Of course OLPC does also provide advantages for teachers but most of all it will bring about profound change unless it is suppressed by force of unions. And change always frightens people. Yes, teachers are also people :-). For us spectators change is positive, interesting, progressive. But for those whose existence, income and wellfare depends on the outcome of this change it is first of all frightening. Who can guarantee whether all teachers can keep their jobs, not work longer hours, not get less pay, not be overburdened and still qualify for the new challenges?
Like in industrial reorganization projects you would need to apply change management. But this only works well if there is a relationship of trust between the employer and the employees. Otherwise change is likely to fail unless it is enforced by something the unions are not powerful enough to stop. This could be achieved by a bottom-up instead of top-down movement. Such bottom-up forces could come from kids, their parents and teachers who want to change and support communities (nerds). However these forces only grow strong if there are positive experiences with the new learning methods either from progressive schools or from spare time usage.

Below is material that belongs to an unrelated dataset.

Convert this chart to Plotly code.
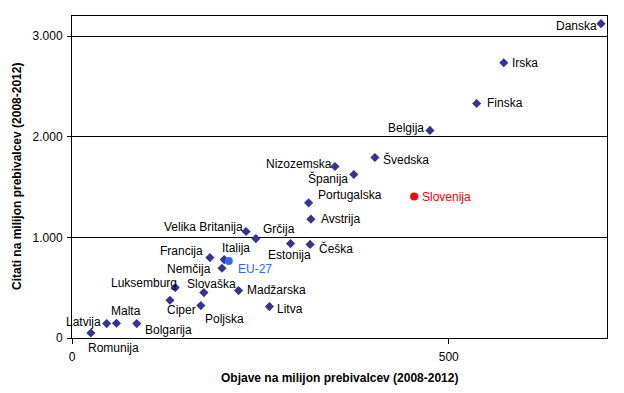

The Trojan horse tactics is intended to achieve this. However it is dangerous since it could create refusal of OLPC in general.

The idea of going around the teachers is flawed.
1. In any change process, you need to take the systems into account, to build from what's there. Teachers are what's there. The primary thing schools have going for them is that students and teachers keep showing up. This proximity (of children to caring, educated adults) makes many good things happen, in spite of the "deadening of learning" that is a part of the system. Everyone can remember a teacher that mattered. They're not all "bricks in the wall."
2. Adult knowledge and skill is vital to a functioning infrastructure. The teachers will be needed to help with that. Nothing will happen if things don't work.
3. Kids will continue to need guidance. OLPC leaders often describe them as nearly self sufficient, with the potential for making good decisions if the adults will just "get out of their way." Kids growing up by themselves is one of the problems of the developing world. Access to adult teachers is a great gift, even in today's flawed system, and will continue to be so in one that is technologically enriched.